La Trobe Statistics and Stochastic Seminar

Speaker: Dr Andrea Collevecchio, Monash University

Time & Date: 12:00pm Thursday 5 September 2019

Venue: Room 310, Physical Sciences 2, La Trobe University, Melbourne Campus.

Abstract:

Pure Nash Equilibria is formally defined as a profile of actions (one for each player) such that, given the choice of the other players, no player has an incentive to make a different choice, i.e., deviations from equilibrium are not profitable for any player. Although quite simple and powerful, this concept has the drawback that not every game admits pure equilibria.
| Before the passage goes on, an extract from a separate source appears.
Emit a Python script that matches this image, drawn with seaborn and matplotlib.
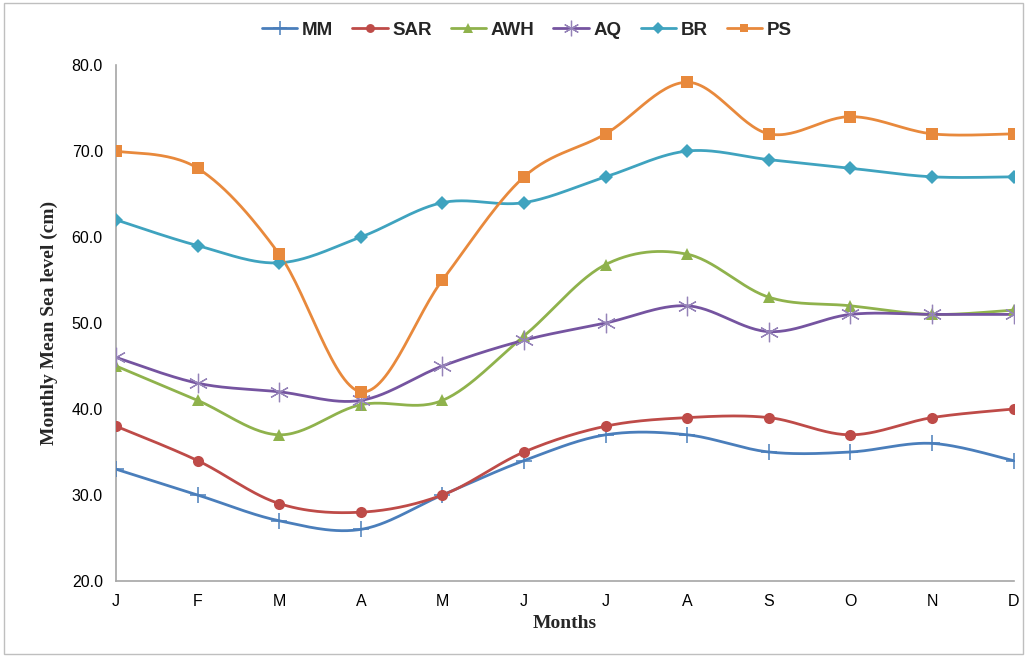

John Nash’s major contribution was to introduce the more general concept of mixed equilibria and to show that in a game with a finite number of players and actions the existence of mixed equilibria is guaranteed.

We prove that games with N players, two possible actions for each player and random payoffs, have many Pure Nash Equilibria; we show a way to find them, as well as describe the limiting distribution of their number and their “geometry”. We will also discuss generalizations to the various models explored. This result is valid under the assumptions of independent, identically distributed payoffs with atoms. It relies on the connections of game theory and statistical mechanics.

The talk is elementary, so no previous knowledge of game theory and statistical mechanics is required. Some very basic knowledge of probability would help, such as independence and central limit theorem.

Based on joint works with Ben Amiet, Marco Scarsini.